Return all the data below as it stands, minus the pictures.

================

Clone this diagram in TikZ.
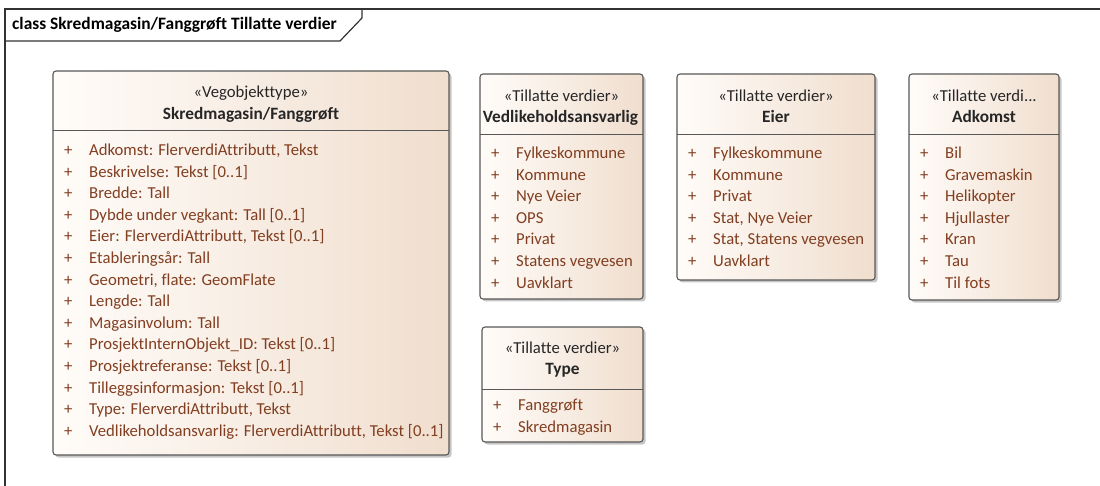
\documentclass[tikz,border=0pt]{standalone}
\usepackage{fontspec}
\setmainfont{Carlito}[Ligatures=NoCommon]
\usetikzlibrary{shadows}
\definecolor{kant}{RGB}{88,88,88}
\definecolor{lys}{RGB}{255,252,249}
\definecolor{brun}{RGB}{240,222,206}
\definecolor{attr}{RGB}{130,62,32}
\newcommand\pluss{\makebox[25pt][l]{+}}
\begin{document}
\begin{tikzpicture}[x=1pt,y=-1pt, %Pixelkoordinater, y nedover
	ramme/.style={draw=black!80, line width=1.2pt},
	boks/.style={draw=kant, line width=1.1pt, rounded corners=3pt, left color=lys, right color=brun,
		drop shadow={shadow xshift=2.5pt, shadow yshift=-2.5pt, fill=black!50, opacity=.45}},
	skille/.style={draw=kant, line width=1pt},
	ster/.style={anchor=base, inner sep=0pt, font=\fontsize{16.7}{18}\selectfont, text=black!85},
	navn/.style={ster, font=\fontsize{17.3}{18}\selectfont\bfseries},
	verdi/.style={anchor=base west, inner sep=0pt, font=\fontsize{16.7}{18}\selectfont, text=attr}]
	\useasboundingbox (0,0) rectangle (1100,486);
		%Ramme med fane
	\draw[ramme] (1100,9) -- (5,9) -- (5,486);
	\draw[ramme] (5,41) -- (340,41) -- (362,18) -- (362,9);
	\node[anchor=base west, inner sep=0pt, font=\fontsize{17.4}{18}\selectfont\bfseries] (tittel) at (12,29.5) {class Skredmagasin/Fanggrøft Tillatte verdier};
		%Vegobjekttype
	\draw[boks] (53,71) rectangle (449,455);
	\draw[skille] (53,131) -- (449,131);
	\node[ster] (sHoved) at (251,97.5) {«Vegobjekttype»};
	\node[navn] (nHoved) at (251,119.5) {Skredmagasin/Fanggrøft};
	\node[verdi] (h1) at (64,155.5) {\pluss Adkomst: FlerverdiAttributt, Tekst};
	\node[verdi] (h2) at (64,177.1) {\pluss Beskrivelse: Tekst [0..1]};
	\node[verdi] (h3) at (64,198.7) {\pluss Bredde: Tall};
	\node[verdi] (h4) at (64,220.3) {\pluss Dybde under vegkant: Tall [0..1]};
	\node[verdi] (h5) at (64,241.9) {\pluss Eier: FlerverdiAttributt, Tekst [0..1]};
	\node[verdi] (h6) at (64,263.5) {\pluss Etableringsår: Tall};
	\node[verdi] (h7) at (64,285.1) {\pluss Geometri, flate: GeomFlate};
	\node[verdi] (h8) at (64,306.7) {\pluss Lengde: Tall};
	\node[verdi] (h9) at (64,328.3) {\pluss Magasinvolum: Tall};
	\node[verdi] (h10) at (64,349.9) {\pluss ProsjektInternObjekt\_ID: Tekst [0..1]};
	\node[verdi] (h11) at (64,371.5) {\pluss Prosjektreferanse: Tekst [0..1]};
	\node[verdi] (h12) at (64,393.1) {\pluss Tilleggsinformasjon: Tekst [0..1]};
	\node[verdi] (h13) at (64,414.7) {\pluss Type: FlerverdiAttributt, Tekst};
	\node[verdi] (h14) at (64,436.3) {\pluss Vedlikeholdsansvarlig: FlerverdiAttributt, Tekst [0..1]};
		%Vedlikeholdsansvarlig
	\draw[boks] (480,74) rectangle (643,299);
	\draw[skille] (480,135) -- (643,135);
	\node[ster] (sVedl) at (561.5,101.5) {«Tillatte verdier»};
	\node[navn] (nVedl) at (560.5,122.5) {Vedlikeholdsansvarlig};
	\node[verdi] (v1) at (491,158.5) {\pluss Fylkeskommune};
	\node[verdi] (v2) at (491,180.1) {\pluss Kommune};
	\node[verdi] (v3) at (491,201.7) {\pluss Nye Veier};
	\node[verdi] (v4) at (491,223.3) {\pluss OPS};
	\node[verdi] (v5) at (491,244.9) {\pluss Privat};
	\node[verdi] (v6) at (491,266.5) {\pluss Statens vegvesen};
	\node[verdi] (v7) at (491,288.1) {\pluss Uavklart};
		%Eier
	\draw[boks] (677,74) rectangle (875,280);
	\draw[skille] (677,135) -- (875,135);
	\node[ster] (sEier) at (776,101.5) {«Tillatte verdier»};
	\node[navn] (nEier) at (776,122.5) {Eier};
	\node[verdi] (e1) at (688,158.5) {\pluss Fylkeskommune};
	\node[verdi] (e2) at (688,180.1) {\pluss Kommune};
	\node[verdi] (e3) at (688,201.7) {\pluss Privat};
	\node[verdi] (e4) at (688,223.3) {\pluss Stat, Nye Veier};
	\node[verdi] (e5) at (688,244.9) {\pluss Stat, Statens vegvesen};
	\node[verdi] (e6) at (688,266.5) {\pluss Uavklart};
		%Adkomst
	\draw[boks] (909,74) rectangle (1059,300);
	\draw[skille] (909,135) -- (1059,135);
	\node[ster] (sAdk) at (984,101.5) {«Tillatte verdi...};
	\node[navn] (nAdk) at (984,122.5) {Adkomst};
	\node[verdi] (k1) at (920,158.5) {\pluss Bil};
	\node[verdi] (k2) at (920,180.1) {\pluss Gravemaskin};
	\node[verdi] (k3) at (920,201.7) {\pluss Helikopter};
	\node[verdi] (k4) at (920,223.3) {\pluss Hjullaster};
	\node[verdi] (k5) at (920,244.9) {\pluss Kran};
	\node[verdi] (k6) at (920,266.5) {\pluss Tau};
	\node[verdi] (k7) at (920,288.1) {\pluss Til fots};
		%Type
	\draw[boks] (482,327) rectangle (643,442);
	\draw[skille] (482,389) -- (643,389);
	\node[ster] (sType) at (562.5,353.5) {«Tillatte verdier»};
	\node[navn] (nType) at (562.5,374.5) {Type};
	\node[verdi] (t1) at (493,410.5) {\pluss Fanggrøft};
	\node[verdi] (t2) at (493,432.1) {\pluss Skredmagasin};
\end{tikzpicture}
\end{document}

================

● **Response to the exercise**
Clone this diagram in TikZ.
\documentclass[tikz,border=0pt]{standalone}
\usepackage{fontspec}
\setmainfont{Carlito}[Ligatures=NoCommon]
\usetikzlibrary{shadows}
\definecolor{kant}{RGB}{88,88,88}
\definecolor{lys}{RGB}{255,252,249}
\definecolor{brun}{RGB}{240,222,206}
\definecolor{attr}{RGB}{130,62,32}
\newcommand\pluss{\makebox[25pt][l]{+}}
\begin{document}
\begin{tikzpicture}[x=1pt,y=-1pt, %Pixelkoordinater, y nedover
	ramme/.style={draw=black!80, line width=1.2pt},
	boks/.style={draw=kant, line width=1.1pt, rounded corners=3pt, left color=lys, right color=brun,
		drop shadow={shadow xshift=2.5pt, shadow yshift=-2.5pt, fill=black!50, opacity=.45}},
	skille/.style={draw=kant, line width=1pt},
	ster/.style={anchor=base, inner sep=0pt, font=\fontsize{16.7}{18}\selectfont, text=black!85},
	navn/.style={ster, font=\fontsize{17.3}{18}\selectfont\bfseries},
	verdi/.style={anchor=base west, inner sep=0pt, font=\fontsize{16.7}{18}\selectfont, text=attr}]
	\useasboundingbox (0,0) rectangle (1100,486);
		%Ramme med fane
	\draw[ramme] (1100,9) -- (5,9) -- (5,486);
	\draw[ramme] (5,41) -- (340,41) -- (362,18) -- (362,9);
	\node[anchor=base west, inner sep=0pt, font=\fontsize{17.4}{18}\selectfont\bfseries] (tittel) at (12,29.5) {class Skredmagasin/Fanggrøft Tillatte verdier};
		%Vegobjekttype
	\draw[boks] (53,71) rectangle (449,455);
	\draw[skille] (53,131) -- (449,131);
	\node[ster] (sHoved) at (251,97.5) {«Vegobjekttype»};
	\node[navn] (nHoved) at (251,119.5) {Skredmagasin/Fanggrøft};
	\node[verdi] (h1) at (64,155.5) {\pluss Adkomst: FlerverdiAttributt, Tekst};
	\node[verdi] (h2) at (64,177.1) {\pluss Beskrivelse: Tekst [0..1]};
	\node[verdi] (h3) at (64,198.7) {\pluss Bredde: Tall};
	\node[verdi] (h4) at (64,220.3) {\pluss Dybde under vegkant: Tall [0..1]};
	\node[verdi] (h5) at (64,241.9) {\pluss Eier: FlerverdiAttributt, Tekst [0..1]};
	\node[verdi] (h6) at (64,263.5) {\pluss Etableringsår: Tall};
	\node[verdi] (h7) at (64,285.1) {\pluss Geometri, flate: GeomFlate};
	\node[verdi] (h8) at (64,306.7) {\pluss Lengde: Tall};
	\node[verdi] (h9) at (64,328.3) {\pluss Magasinvolum: Tall};
	\node[verdi] (h10) at (64,349.9) {\pluss ProsjektInternObjekt\_ID: Tekst [0..1]};
	\node[verdi] (h11) at (64,371.5) {\pluss Prosjektreferanse: Tekst [0..1]};
	\node[verdi] (h12) at (64,393.1) {\pluss Tilleggsinformasjon: Tekst [0..1]};
	\node[verdi] (h13) at (64,414.7) {\pluss Type: FlerverdiAttributt, Tekst};
	\node[verdi] (h14) at (64,436.3) {\pluss Vedlikeholdsansvarlig: FlerverdiAttributt, Tekst [0..1]};
		%Vedlikeholdsansvarlig
	\draw[boks] (480,74) rectangle (643,299);
	\draw[skille] (480,135) -- (643,135);
	\node[ster] (sVedl) at (561.5,101.5) {«Tillatte verdier»};
	\node[navn] (nVedl) at (560.5,122.5) {Vedlikeholdsansvarlig};
	\node[verdi] (v1) at (491,158.5) {\pluss Fylkeskommune};
	\node[verdi] (v2) at (491,180.1) {\pluss Kommune};
	\node[verdi] (v3) at (491,201.7) {\pluss Nye Veier};
	\node[verdi] (v4) at (491,223.3) {\pluss OPS};
	\node[verdi] (v5) at (491,244.9) {\pluss Privat};
	\node[verdi] (v6) at (491,266.5) {\pluss Statens vegvesen};
	\node[verdi] (v7) at (491,288.1) {\pluss Uavklart};
		%Eier
	\draw[boks] (677,74) rectangle (875,280);
	\draw[skille] (677,135) -- (875,135);
	\node[ster] (sEier) at (776,101.5) {«Tillatte verdier»};
	\node[navn] (nEier) at (776,122.5) {Eier};
	\node[verdi] (e1) at (688,158.5) {\pluss Fylkeskommune};
	\node[verdi] (e2) at (688,180.1) {\pluss Kommune};
	\node[verdi] (e3) at (688,201.7) {\pluss Privat};
	\node[verdi] (e4) at (688,223.3) {\pluss Stat, Nye Veier};
	\node[verdi] (e5) at (688,244.9) {\pluss Stat, Statens vegvesen};
	\node[verdi] (e6) at (688,266.5) {\pluss Uavklart};
		%Adkomst
	\draw[boks] (909,74) rectangle (1059,300);
	\draw[skille] (909,135) -- (1059,135);
	\node[ster] (sAdk) at (984,101.5) {«Tillatte verdi...};
	\node[navn] (nAdk) at (984,122.5) {Adkomst};
	\node[verdi] (k1) at (920,158.5) {\pluss Bil};
	\node[verdi] (k2) at (920,180.1) {\pluss Gravemaskin};
	\node[verdi] (k3) at (920,201.7) {\pluss Helikopter};
	\node[verdi] (k4) at (920,223.3) {\pluss Hjullaster};
	\node[verdi] (k5) at (920,244.9) {\pluss Kran};
	\node[verdi] (k6) at (920,266.5) {\pluss Tau};
	\node[verdi] (k7) at (920,288.1) {\pluss Til fots};
		%Type
	\draw[boks] (482,327) rectangle (643,442);
	\draw[skille] (482,389) -- (643,389);
	\node[ster] (sType) at (562.5,353.5) {«Tillatte verdier»};
	\node[navn] (nType) at (562.5,374.5) {Type};
	\node[verdi] (t1) at (493,410.5) {\pluss Fanggrøft};
	\node[verdi] (t2) at (493,432.1) {\pluss Skredmagasin};
\end{tikzpicture}
\end{document}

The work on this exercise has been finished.